I’m working on a school project redesigning a first aid kit for home use. I created this survey to gain some insight into where the kits live in the home and how they are used. If you have 5-10 minutes to spare, I’d appreciate your input:
Thanks for your help!
I can’t think of anything succinct for now, but do consider first aid kits used by emergency services (police, fire departments, paramedics), the military, mountain climbers/adventurers, Boy/Girl Scouts, and even astronauts. They’re carefully designed and typically every items in them has a darn good reason for being there…and each item may serve multiple purposes.
Okay, I guess I do have a couple more minutes. The above post can be used as supplementary or comparative material regarding the placement/use in the home. I used to be with NASA’s shuttle/station mission operations group as well as a volunteer firefighter…so maybe I’m a bit picky about where I have my first aid kits, but here’s my scoop:
PLACEMENT: At table height or lower in/near the kitchen and another in the garage. Stand alone supplies (packs of bandages, antibiotic ointments, etc.) are in the bathroom.
USE: Typically for items beyond common cuts - probably injuries that would require gauze such as a burn or deep cut. Also the kit is used to hold a elastic wrap (Ace bandage/wrap or similar) that comes in handy for joint injuries.
It is nice to see a good survey, most posted to this board are absolutely horrible. One suggestion for the future, in the question where you prioritize attributes of the product, I would also have the respondents weigh the value of each attribute. E.g. - How critical are High Quality Supplies, where 1 is not at all critical and and 7 is extremely critical. That information will assist in any future decision making process.

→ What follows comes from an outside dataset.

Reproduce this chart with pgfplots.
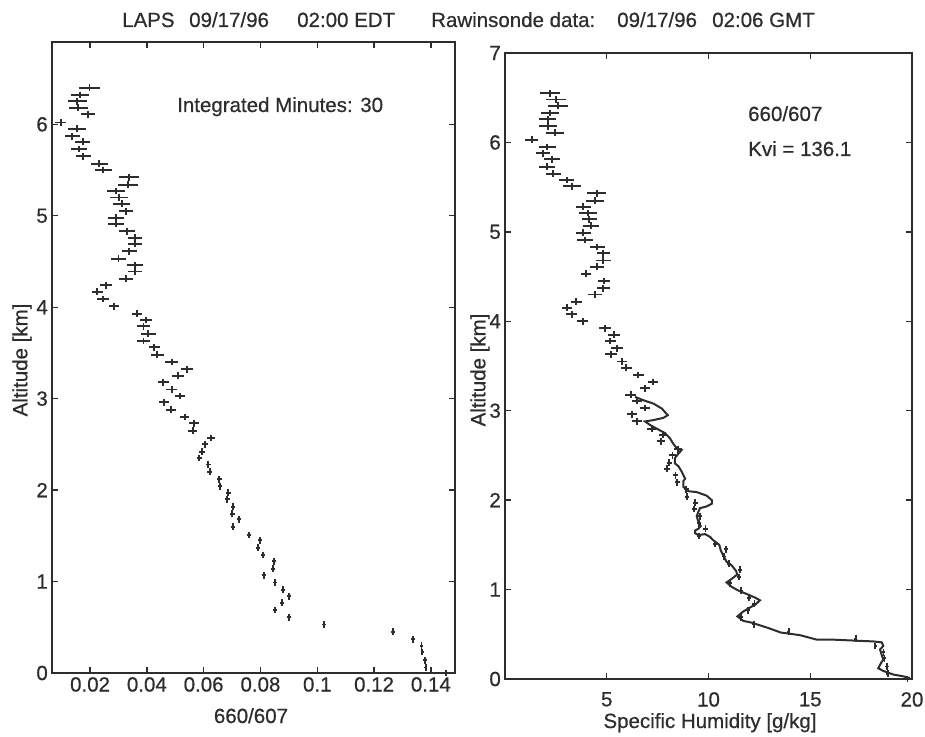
\documentclass[border=0pt]{standalone}
\usepackage{pgfplots}
\pgfplotsset{compat=1.18}
\usepackage{pgfplotstable}
\usepackage{fontspec}
\setmainfont{Liberation Sans}[UprightFeatures={FakeBold=0.6}]
\definecolor{ink}{RGB}{45,45,45}
\newcommand{\fs}{\fontsize{20.5}{24}\selectfont}

\pgfplotstableread{
y x ex
6.40 0.0198 0.0037
6.32 0.0165 0.0032
6.25 0.0155 0.0033
6.18 0.0159 0.0033
6.11 0.0194 0.0025
6.02 0.0097 0.0019
5.95 0.0155 0.0031
5.87 0.0138 0.0025
5.81 0.0174 0.0026
5.73 0.0162 0.0028
5.65 0.0176 0.0026
5.57 0.0233 0.0029
5.50 0.0247 0.0029
5.42 0.0338 0.0035
5.34 0.0335 0.0035
5.27 0.0292 0.0032
5.20 0.0303 0.0032
5.13 0.0311 0.0029
5.05 0.0327 0.0024
4.98 0.0292 0.0029
4.91 0.0292 0.0029
4.83 0.0331 0.0029
4.76 0.0358 0.0026
4.69 0.0358 0.0026
4.61 0.0338 0.0026
4.53 0.0300 0.0025
4.46 0.0358 0.0027
4.39 0.0358 0.0025
4.31 0.0327 0.0024
4.24 0.0256 0.0021
4.17 0.0226 0.0019
4.09 0.0245 0.0021
4.01 0.0284 0.0019
3.93 0.0364 0.0018
3.86 0.0397 0.0022
3.79 0.0388 0.0024
3.71 0.0405 0.0026
3.63 0.0388 0.0022
3.56 0.0426 0.0019
3.48 0.0437 0.0022
3.40 0.0487 0.0022
3.32 0.0540 0.0021
3.25 0.0511 0.0021
3.18 0.0458 0.0019
3.10 0.0487 0.0020
3.03 0.0517 0.0018
2.96 0.0460 0.0018
2.88 0.0485 0.0018
2.80 0.0534 0.0016
2.73 0.0566 0.0018
2.65 0.0561 0.0016
2.57 0.0625 0.0015
2.50 0.0605 0.0012
2.42 0.0593 0.0010
2.35 0.0585 0.0010
2.28 0.0616 0.0009
2.20 0.0622 0.0009
2.12 0.0655 0.0008
2.04 0.0657 0.0008
1.97 0.0687 0.0008
1.90 0.0683 0.0008
1.82 0.0704 0.0008
1.74 0.0701 0.0008
1.68 0.0724 0.0008
1.60 0.0702 0.0007
1.51 0.0759 0.0007
1.45 0.0798 0.0007
1.37 0.0790 0.0007
1.29 0.0810 0.0007
1.22 0.0848 0.0007
1.14 0.0845 0.0007
1.07 0.0813 0.0007
0.99 0.0851 0.0007
0.91 0.0880 0.0007
0.84 0.0901 0.0007
0.77 0.0877 0.0007
0.69 0.0851 0.0007
0.61 0.0900 0.0007
0.53 0.1024 0.0006
0.45 0.1267 0.0006
0.37 0.1337 0.0006
0.30 0.1367 0.0006
0.23 0.1370 0.0006
0.14 0.1379 0.0006
0.06 0.1382 0.0006
0.00 0.1453 0.0020
}\lefttab

\pgfplotstableread{
y x ex
6.55 2.21 0.49
6.48 2.51 0.49
6.41 2.62 0.49
6.33 2.21 0.45
6.26 2.10 0.43
6.18 2.13 0.44
6.11 2.46 0.45
6.03 1.31 0.33
5.95 2.08 0.41
5.88 1.85 0.34
5.81 2.29 0.39
5.73 2.08 0.39
5.65 2.37 0.37
5.58 3.03 0.38
5.51 3.28 0.43
5.43 4.51 0.47
5.35 4.42 0.46
5.28 3.85 0.38
5.21 4.09 0.43
5.14 4.14 0.37
5.07 4.21 0.39
4.99 3.85 0.37
4.91 3.93 0.37
4.83 4.54 0.36
4.76 4.83 0.33
4.68 4.83 0.37
4.61 4.51 0.34
4.53 3.98 0.27
4.45 4.86 0.29
4.37 4.83 0.31
4.30 4.42 0.33
4.22 3.49 0.27
4.15 3.03 0.25
4.08 3.28 0.28
4.00 3.82 0.27
3.92 4.91 0.28
3.85 5.36 0.29
3.78 5.16 0.27
3.70 5.52 0.30
3.63 5.19 0.29
3.55 5.73 0.25
3.48 5.95 0.27
3.40 6.55 0.28
3.32 7.29 0.25
3.25 6.88 0.26
3.18 6.18 0.26
3.11 6.47 0.25
3.03 6.88 0.25
2.96 6.23 0.25
2.88 6.47 0.25
2.80 7.21 0.22
2.73 7.78 0.20
2.66 7.67 0.20
2.57 8.51 0.20
2.50 8.23 0.16
2.42 8.07 0.13
2.35 7.96 0.13
2.28 8.38 0.12
2.20 8.47 0.12
2.12 8.91 0.11
2.04 8.94 0.11
1.97 9.35 0.11
1.90 9.30 0.11
1.82 9.58 0.11
1.74 9.54 0.11
1.68 9.85 0.11
1.60 9.55 0.10
1.51 10.33 0.10
1.45 10.86 0.10
1.37 10.75 0.10
1.29 11.02 0.10
1.22 11.54 0.10
1.14 11.50 0.10
1.07 11.06 0.10
0.99 11.58 0.10
0.91 11.98 0.10
0.84 12.26 0.10
0.77 11.94 0.10
0.69 11.58 0.10
0.61 12.25 0.10
0.53 13.94 0.08
0.45 17.24 0.08
0.37 18.20 0.08
0.30 18.60 0.08
0.23 18.65 0.08
0.14 18.77 0.08
0.06 18.81 0.08
0.00 19.78 0.27
}\righttab

\pgfplotstableread{
x y
6.39 3.155
6.80 3.117
7.29 3.08
7.70 3.025
8.00 2.95
7.78 2.92
7.29 2.895
6.88 2.88
7.13 2.84
7.45 2.80
7.86 2.75
8.11 2.69
8.27 2.63
8.44 2.58
8.68 2.56
8.52 2.52
8.35 2.47
8.35 2.41
8.52 2.38
8.68 2.32
8.85 2.24
8.76 2.21
8.76 2.15
9.01 2.10
9.42 2.09
9.91 2.05
10.16 2.00
10.16 1.96
9.91 1.93
9.58 1.91
9.50 1.87
9.42 1.82
9.50 1.76
9.62 1.71
9.50 1.68
9.34 1.66
9.34 1.63
9.50 1.61
9.83 1.62
10.07 1.59
10.24 1.55
10.53 1.50
10.60 1.44
10.73 1.38
10.89 1.31
11.14 1.27
11.35 1.21
11.42 1.17
11.14 1.12
10.89 1.08
11.14 1.03
11.46 0.99
11.88 0.95
12.29 0.91
12.53 0.88
12.29 0.83
11.96 0.79
11.68 0.75
11.42 0.70
11.71 0.65
12.12 0.63
12.53 0.60
12.94 0.57
13.55 0.52
14.50 0.49
15.32 0.44
16.13 0.44
17.12 0.43
18.10 0.42
18.51 0.41
18.59 0.37
18.43 0.33
18.51 0.27
18.59 0.22
18.43 0.16
18.34 0.12
18.59 0.09
19.08 0.05
19.57 0.03
19.90 0.01
}\sonde

\pgfplotsset{myax/.style={
  scale only axis, anchor=south west, clip=false,
  axis line style={line width=1.8pt, ink},
  tick style={line width=1.4pt, ink},
  major tick length=6pt, tick align=inside,
  ticklabel style={font=\fs, text=ink},
  /pgf/number format/assume math mode=true,
  yticklabel style={inner sep=0pt, xshift=-4pt},
}}

\begin{document}
\begin{tikzpicture}
\useasboundingbox (0,0) rectangle (925pt,736pt);

\begin{axis}[myax, at={(52pt,63pt)}, width=403pt, height=631pt,
  xmin=0.0066, xmax=0.1485, ymin=0, ymax=6.9,
  xtick={0.02,0.04,0.06,0.08,0.1,0.12,0.14},
  xticklabels={0.02,0.04,0.06,0.08,0.1,0.12,0.14},
  ytick={0,1,2,3,4,5,6}, yticklabels={0,1,2,3,4,5,6},
  xticklabel style={inner sep=0pt, yshift=-4pt}]
\addplot[ink, only marks, mark=|, mark size=3.4pt, mark options={line width=1.9pt},
  error bars/.cd, x dir=both, x explicit, error mark=none,
  error bar style={line width=1.9pt, ink}]
  table[x=x, y=y, x error=ex] {\lefttab};
\end{axis}

\begin{axis}[myax, at={(505pt,57pt)}, width=407pt, height=626pt,
  xmin=0, xmax=20, ymin=0, ymax=7,
  xtick={5,10,15,20}, xticklabels={5,10,15,20},
  ytick={0,1,2,3,4,5,6,7}, yticklabels={0,1,2,3,4,5,6,7},
  xticklabel style={inner sep=0pt, yshift=-13pt}]
\addplot[ink, line width=2pt] table[x=x, y=y] {\sonde};
\addplot[ink, only marks, mark=|, mark size=3.4pt, mark options={line width=1.9pt},
  error bars/.cd, x dir=both, x explicit, error mark=none,
  error bar style={line width=1.9pt, ink}]
  table[x=x, y=y, x error=ex] {\righttab};
\end{axis}

\begin{scope}[every node/.style={font=\fs, text=ink, inner sep=0pt}]
\node[anchor=base west] at (122pt,709pt) {LAPS};
\node[anchor=base west] at (189pt,709pt) {09/17/96};
\node[anchor=base west] at (297pt,709pt) {02:00 EDT};
\node[anchor=base west] at (431pt,709pt) {Rawinsonde data:};
\node[anchor=base west] at (617pt,709pt) {09/17/96};
\node[anchor=base west] at (712pt,709pt) {02:06 GMT};
\node[anchor=base west] at (177pt,624pt) {Integrated Minutes: 30};
\node[anchor=base west] at (748pt,615pt) {660/607};
\node[anchor=base west] at (748pt,580pt) {Kvi = 136.1};
\node[anchor=base] at (251pt,13pt) {660/607};
\node[anchor=base] at (710pt,8pt) {Specific Humidity [g/kg]};
\node[rotate=90] at (22pt,376pt) {Altitude [km]};
\node[rotate=90] at (480pt,366pt) {Altitude [km]};
\end{scope}
\end{tikzpicture}
\end{document}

I’m done to. I mentioned it in my survey, but one of the most important things for me would be to make everything one handed use. When you cut yourself and your on your own, you have to apply pressure to the wound with one hand whilst trying to do everything else with the other. Anything fiddly is a complete pain. There was a guy who designed a plaster that could be applied with one hand for a competition called the ‘DBA design challenge’ a few years ago - very interesting result.
For this project I intentionally narrowed the scope to home use. However, I plan on looking at more extreme use case scenarios to potentially apply beneficial attributes back to my project. All of your suggestions are great, I’ll take them into account moving forward.
Thanks all for your feedback. Please keep them (along with survey responses) coming!
I did a really good (well i think so) re-design of the first aid kit for a portfolio to show when going to univerity.
I dont have a digital copy on me but perhaps you should think about the layout inside, identical packaging is very confusing when you are panicking. Try to make things openable and useable with one hand because if you cut the other you are stuffed with most normal bandage packaging.
Thanks again to everyone who submitted responses and gave some advice from experience! I created a follow-up based on a direction found in my initial feedback and would appreciate if you could fill this out as well. No worries if you didn’t complete the first survey.
I’ll share the final design after the semester is over…(8 more days!!)
Error on survey.
There is only a choice up to yearly for frequency of use. I’ve never used my first aid kits in the multiple years that I’ve owned them. Knock on wood I guess.
I just put yearly, but I don’t get messed up that much.
It would be nice to see something that can handle more severe cuts.